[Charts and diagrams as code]
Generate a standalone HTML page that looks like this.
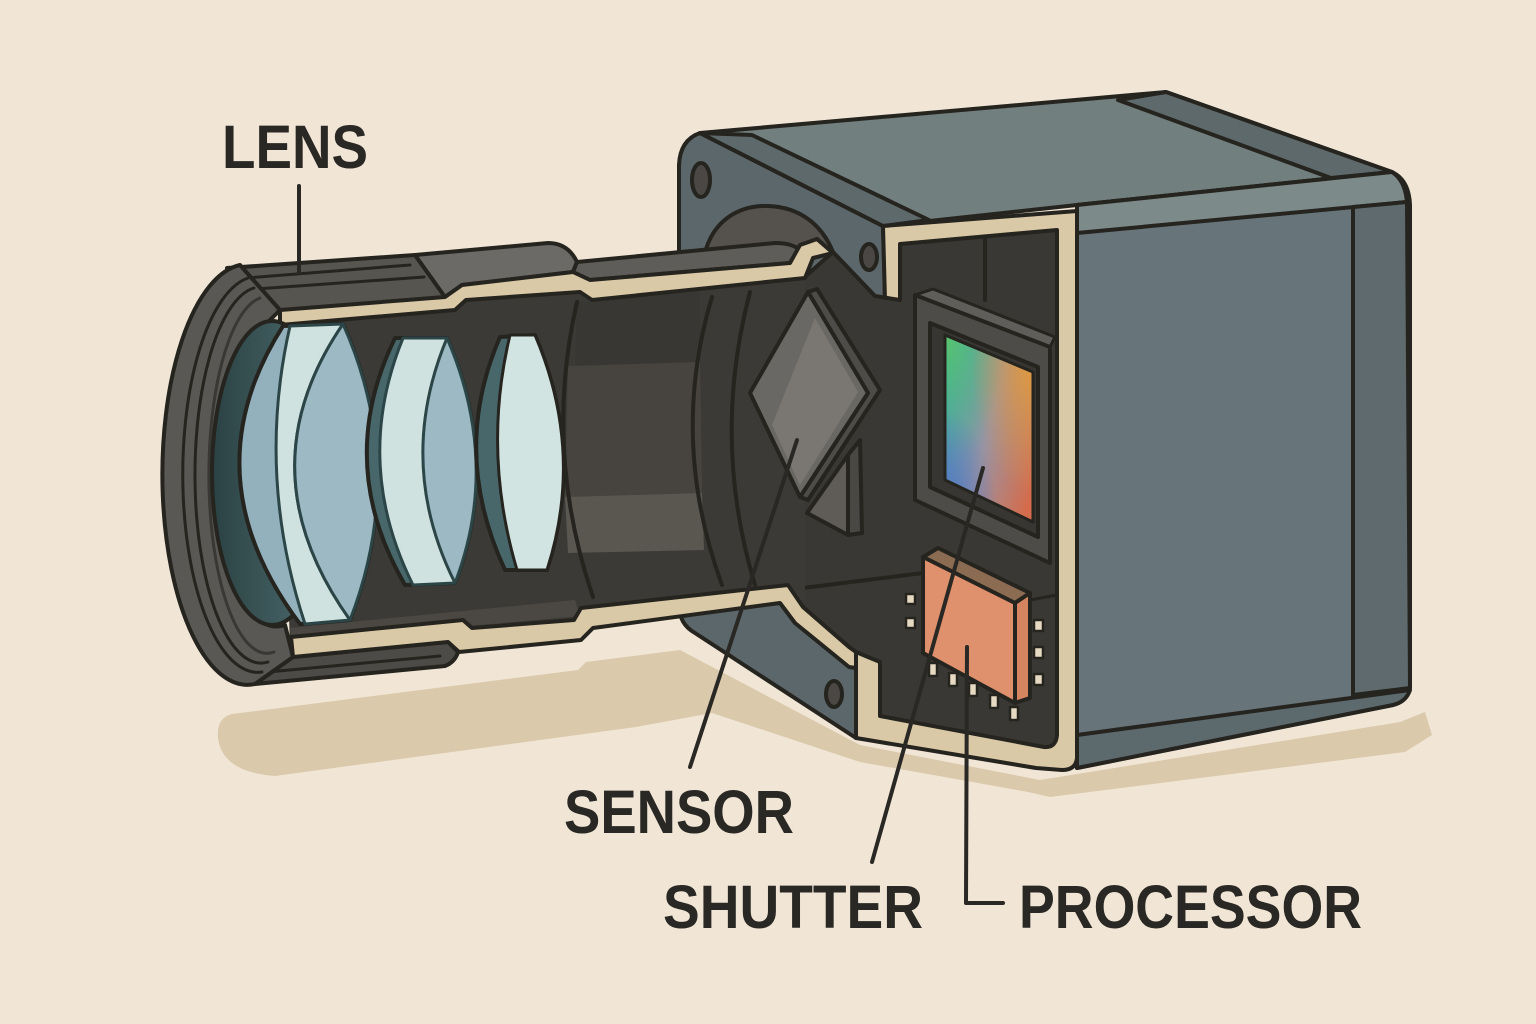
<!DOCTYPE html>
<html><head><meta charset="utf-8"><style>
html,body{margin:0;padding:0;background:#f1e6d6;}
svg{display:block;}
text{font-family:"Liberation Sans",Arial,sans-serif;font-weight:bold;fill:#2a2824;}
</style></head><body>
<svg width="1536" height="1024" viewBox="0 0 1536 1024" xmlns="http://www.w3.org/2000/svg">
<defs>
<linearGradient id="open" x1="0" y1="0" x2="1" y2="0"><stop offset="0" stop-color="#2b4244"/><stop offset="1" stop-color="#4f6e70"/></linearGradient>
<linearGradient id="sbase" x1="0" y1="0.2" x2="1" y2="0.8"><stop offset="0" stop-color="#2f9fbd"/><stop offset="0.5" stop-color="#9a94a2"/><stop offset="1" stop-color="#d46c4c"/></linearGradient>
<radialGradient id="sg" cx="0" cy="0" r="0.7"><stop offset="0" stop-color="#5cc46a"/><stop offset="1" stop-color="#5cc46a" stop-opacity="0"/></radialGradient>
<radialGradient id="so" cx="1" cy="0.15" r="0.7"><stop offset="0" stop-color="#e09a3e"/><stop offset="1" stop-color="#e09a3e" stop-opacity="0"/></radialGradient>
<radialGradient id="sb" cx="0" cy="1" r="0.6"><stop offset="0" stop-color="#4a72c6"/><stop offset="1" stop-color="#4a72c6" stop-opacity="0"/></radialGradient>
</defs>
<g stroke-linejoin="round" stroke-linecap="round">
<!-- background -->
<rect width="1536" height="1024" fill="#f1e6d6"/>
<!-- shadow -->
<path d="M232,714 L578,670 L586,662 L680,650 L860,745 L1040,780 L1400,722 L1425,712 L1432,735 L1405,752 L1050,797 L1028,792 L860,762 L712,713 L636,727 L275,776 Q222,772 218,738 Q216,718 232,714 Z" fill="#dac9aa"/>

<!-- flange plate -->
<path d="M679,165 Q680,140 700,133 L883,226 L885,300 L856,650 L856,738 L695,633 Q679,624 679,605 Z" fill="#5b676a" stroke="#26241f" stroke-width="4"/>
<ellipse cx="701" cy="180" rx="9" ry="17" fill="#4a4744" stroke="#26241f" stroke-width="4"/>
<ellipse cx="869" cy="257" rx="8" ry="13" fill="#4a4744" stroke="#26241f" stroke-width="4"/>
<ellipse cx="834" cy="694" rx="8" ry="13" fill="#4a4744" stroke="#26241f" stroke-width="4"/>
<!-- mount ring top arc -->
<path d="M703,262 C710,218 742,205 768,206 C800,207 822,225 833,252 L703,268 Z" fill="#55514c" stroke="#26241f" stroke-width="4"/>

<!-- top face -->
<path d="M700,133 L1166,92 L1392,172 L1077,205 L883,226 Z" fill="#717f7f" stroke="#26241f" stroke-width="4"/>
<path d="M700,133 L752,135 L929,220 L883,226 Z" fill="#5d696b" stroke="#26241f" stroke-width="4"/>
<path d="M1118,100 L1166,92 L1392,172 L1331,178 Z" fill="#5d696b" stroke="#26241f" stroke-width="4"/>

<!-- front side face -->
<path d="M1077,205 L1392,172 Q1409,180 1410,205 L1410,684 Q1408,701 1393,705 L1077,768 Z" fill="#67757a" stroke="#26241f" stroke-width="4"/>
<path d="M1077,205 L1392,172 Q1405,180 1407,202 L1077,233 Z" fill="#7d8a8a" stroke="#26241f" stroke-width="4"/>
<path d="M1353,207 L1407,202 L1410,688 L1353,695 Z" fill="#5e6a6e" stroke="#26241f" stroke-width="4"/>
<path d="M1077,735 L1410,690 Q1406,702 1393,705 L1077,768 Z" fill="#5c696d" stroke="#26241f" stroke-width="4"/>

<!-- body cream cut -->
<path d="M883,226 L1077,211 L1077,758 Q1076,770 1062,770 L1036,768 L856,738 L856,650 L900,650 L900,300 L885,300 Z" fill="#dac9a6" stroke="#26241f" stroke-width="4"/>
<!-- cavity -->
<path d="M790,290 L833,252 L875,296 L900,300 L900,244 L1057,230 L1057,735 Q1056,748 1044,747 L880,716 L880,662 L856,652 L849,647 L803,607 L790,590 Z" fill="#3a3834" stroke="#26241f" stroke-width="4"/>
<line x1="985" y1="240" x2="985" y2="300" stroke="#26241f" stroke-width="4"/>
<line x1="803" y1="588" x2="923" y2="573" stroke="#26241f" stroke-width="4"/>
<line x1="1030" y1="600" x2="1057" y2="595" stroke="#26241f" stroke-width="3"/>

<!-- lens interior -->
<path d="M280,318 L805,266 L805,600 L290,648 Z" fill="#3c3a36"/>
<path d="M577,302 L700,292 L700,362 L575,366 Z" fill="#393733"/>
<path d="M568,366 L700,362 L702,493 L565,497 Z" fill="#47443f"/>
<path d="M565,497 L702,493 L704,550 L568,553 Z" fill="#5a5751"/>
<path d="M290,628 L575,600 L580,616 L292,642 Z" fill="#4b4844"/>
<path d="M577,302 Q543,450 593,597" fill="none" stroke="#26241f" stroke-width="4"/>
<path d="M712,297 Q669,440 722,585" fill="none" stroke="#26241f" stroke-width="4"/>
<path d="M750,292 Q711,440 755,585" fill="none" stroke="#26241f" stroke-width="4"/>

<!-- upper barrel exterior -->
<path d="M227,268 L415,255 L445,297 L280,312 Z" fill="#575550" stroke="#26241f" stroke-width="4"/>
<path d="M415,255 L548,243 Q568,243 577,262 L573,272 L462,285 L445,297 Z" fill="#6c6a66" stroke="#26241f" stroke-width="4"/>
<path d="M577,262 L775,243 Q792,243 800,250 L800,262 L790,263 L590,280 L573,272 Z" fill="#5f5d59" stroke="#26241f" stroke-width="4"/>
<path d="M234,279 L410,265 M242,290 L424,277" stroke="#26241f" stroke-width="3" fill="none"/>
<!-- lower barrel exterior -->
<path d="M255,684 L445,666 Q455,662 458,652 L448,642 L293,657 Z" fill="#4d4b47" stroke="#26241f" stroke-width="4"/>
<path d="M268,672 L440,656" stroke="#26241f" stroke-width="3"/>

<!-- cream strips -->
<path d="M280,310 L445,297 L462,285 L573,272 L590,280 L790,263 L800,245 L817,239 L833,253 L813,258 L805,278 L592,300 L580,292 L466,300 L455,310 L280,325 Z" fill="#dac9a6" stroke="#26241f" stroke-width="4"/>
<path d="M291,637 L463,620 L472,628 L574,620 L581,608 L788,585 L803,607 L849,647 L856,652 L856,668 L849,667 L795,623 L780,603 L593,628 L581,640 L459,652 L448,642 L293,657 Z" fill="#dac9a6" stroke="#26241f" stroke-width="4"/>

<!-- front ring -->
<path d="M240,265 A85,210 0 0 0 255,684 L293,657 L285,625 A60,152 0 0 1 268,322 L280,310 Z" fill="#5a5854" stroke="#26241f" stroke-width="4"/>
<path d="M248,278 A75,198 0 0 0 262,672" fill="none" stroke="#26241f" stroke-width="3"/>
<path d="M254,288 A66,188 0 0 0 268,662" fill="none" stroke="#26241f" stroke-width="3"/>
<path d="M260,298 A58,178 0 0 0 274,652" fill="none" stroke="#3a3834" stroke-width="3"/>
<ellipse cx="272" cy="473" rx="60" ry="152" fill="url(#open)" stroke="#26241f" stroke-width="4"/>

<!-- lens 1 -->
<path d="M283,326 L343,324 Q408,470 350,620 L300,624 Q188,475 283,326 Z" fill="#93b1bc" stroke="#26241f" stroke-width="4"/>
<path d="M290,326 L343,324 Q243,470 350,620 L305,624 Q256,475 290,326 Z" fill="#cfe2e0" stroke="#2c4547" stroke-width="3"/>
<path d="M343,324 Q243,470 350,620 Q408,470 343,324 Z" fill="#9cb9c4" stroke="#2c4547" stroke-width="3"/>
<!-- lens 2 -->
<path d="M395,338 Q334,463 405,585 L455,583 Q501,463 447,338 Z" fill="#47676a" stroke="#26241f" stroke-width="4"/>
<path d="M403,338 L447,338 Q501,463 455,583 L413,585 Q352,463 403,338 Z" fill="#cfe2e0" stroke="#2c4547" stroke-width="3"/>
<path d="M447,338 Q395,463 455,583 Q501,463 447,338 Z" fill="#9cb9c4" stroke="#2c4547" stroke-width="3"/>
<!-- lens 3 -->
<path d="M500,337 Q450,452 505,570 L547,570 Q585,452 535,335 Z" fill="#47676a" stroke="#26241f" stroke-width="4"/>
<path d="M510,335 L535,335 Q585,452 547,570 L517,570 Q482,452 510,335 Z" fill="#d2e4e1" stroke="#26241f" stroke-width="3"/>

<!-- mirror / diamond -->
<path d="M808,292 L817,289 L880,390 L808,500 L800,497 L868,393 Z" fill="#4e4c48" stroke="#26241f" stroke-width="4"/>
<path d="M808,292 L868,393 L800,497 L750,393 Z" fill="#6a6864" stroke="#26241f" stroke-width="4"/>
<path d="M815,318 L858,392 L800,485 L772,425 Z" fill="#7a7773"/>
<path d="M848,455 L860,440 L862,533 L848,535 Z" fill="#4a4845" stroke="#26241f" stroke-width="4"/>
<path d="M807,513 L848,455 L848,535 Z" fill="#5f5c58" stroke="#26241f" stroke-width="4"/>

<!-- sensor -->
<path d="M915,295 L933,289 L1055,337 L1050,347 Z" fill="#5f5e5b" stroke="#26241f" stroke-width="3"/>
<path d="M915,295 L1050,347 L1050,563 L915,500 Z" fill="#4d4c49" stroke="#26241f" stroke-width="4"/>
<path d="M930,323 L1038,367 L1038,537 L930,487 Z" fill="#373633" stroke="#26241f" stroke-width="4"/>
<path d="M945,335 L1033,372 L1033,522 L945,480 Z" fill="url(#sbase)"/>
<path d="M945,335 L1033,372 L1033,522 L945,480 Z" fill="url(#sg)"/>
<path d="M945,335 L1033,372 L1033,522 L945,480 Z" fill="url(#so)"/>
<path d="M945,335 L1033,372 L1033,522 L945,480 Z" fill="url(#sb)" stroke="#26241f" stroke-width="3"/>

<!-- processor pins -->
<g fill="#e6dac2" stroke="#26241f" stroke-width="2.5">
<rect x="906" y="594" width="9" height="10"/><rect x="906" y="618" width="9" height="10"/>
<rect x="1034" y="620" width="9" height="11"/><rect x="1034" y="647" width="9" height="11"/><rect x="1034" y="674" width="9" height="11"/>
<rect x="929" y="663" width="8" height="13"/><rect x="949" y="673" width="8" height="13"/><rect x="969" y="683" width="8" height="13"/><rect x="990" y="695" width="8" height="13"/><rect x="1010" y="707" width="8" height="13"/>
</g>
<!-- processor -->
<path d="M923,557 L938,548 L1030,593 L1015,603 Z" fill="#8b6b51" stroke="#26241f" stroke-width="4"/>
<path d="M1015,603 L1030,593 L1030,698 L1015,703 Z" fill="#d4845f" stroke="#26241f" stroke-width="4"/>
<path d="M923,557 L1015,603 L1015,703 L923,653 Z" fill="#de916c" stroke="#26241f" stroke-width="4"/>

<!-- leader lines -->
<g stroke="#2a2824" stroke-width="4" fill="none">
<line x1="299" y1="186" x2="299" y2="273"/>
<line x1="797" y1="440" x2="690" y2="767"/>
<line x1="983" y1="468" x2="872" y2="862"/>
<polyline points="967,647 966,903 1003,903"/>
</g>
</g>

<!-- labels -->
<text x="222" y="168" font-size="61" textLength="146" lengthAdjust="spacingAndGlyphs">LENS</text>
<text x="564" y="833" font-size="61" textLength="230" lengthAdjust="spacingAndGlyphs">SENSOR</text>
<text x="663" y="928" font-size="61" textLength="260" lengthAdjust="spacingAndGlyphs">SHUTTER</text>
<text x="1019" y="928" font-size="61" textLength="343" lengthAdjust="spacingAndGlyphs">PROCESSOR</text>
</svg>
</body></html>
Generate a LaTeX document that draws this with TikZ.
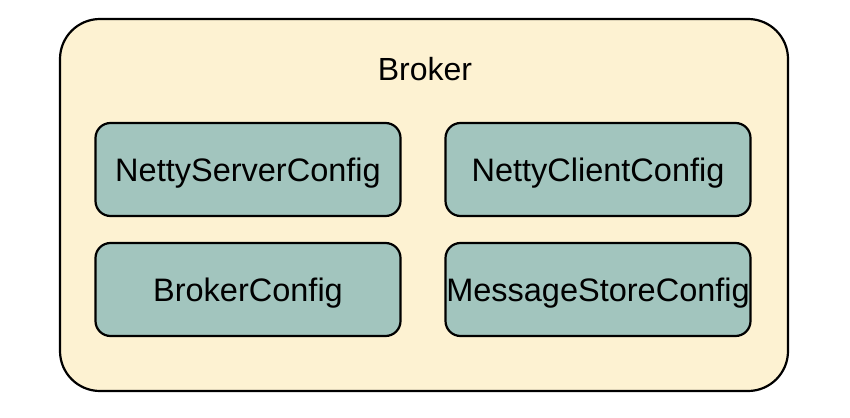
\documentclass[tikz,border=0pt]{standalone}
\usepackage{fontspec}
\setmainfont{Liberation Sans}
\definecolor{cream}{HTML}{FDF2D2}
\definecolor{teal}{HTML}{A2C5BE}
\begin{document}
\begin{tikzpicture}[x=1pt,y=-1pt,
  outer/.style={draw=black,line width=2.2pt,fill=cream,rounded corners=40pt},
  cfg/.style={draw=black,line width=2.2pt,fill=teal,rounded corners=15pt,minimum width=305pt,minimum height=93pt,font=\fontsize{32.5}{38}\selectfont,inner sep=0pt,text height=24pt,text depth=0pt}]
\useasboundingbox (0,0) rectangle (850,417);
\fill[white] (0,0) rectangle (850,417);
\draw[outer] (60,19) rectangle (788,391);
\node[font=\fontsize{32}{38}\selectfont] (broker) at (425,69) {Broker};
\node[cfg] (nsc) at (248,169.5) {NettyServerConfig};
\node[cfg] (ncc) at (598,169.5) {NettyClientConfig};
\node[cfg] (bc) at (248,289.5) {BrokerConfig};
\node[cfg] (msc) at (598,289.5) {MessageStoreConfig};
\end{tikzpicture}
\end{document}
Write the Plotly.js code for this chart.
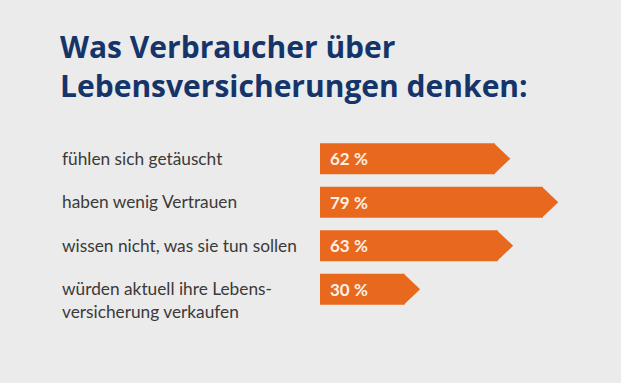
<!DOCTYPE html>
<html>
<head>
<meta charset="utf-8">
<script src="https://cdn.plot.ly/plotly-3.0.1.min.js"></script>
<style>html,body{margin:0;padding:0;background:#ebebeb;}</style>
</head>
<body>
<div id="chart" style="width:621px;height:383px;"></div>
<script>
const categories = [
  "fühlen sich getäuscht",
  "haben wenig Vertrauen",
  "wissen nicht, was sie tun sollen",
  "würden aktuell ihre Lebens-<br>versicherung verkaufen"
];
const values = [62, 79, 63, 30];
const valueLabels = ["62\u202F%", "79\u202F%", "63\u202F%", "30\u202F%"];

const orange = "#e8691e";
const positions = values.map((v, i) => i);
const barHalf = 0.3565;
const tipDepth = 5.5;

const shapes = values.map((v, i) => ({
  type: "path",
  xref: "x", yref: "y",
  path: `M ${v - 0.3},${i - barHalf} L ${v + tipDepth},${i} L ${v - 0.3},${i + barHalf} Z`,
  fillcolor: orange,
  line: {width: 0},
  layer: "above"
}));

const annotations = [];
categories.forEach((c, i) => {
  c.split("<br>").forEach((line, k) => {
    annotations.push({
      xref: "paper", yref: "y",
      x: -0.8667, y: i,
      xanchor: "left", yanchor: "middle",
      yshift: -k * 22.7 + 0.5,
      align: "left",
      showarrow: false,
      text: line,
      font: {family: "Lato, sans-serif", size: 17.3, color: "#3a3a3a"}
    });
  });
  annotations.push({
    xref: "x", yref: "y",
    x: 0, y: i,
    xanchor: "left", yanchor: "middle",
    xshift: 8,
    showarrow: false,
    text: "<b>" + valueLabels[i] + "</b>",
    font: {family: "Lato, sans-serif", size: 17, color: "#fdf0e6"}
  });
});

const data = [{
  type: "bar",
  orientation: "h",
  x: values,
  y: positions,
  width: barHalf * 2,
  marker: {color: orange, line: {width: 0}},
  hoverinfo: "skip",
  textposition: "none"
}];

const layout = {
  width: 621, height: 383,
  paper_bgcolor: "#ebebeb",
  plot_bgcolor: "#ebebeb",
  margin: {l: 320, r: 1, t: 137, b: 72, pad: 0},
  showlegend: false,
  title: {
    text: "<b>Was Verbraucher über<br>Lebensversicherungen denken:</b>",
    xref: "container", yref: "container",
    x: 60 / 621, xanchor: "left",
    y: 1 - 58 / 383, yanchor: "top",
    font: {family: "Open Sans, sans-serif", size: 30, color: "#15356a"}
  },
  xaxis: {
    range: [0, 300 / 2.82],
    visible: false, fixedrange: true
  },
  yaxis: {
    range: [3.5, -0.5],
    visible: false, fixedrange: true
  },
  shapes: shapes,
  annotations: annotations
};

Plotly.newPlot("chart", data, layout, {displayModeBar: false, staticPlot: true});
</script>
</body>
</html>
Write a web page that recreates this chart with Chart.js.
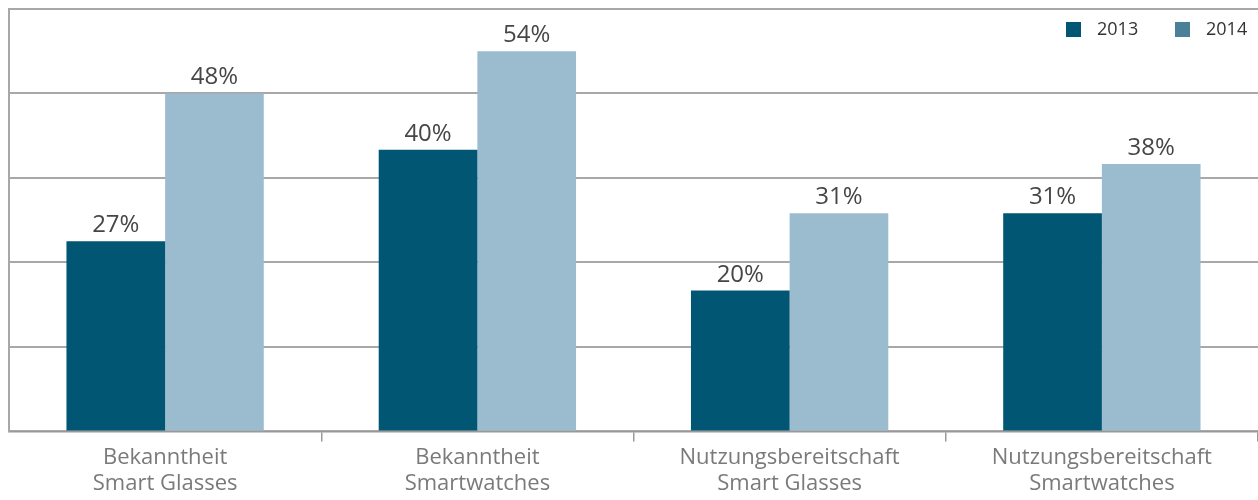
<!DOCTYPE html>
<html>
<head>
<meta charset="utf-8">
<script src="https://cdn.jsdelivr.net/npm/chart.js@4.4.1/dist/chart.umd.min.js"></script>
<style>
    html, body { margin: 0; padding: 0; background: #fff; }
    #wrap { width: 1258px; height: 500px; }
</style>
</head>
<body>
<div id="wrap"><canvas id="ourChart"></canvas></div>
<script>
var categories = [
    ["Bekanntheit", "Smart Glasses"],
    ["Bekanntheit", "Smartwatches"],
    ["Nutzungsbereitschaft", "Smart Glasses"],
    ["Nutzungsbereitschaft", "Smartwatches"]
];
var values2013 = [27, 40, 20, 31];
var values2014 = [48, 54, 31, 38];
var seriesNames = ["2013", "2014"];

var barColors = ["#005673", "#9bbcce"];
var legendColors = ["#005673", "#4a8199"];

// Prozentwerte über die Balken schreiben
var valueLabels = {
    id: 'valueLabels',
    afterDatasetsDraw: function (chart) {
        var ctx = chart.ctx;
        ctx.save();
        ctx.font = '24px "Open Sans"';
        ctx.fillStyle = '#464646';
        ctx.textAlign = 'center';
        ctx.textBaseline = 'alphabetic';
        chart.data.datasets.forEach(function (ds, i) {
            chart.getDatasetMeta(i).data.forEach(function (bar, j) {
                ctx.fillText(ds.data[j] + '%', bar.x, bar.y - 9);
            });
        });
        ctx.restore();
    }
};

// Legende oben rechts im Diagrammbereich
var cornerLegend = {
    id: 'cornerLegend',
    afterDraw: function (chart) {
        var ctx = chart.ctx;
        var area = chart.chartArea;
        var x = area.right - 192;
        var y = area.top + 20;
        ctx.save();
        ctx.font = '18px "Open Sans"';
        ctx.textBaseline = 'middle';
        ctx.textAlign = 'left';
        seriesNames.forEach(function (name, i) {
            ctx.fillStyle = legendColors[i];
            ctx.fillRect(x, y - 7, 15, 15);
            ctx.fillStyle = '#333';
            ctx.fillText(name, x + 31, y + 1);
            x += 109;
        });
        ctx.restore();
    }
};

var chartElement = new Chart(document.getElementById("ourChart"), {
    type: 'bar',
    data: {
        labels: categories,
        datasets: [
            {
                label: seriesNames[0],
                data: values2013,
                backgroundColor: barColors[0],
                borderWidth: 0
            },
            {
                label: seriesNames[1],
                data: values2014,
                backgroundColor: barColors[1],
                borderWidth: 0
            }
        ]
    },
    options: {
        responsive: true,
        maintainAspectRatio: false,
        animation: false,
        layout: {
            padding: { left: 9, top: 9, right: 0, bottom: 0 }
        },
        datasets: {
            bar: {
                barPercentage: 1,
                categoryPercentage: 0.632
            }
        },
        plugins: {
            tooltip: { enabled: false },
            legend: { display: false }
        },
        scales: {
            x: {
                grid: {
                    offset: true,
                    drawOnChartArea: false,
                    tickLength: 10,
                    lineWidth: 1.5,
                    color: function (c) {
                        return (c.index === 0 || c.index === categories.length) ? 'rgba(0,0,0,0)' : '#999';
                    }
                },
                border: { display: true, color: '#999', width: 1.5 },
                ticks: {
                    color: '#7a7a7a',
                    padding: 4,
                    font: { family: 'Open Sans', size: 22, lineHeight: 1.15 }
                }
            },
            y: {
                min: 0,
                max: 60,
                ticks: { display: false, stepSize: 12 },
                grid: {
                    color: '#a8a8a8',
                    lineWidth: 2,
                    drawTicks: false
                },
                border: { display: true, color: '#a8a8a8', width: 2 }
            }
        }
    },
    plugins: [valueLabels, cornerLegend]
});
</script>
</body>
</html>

▸ GIVEN TASK
Show every line in the records above that contains the word "page".

▸ ANSWER TO THIS TASK
Generate a standalone HTML page that looks like this.
Write a web page that recreates this chart with Chart.js.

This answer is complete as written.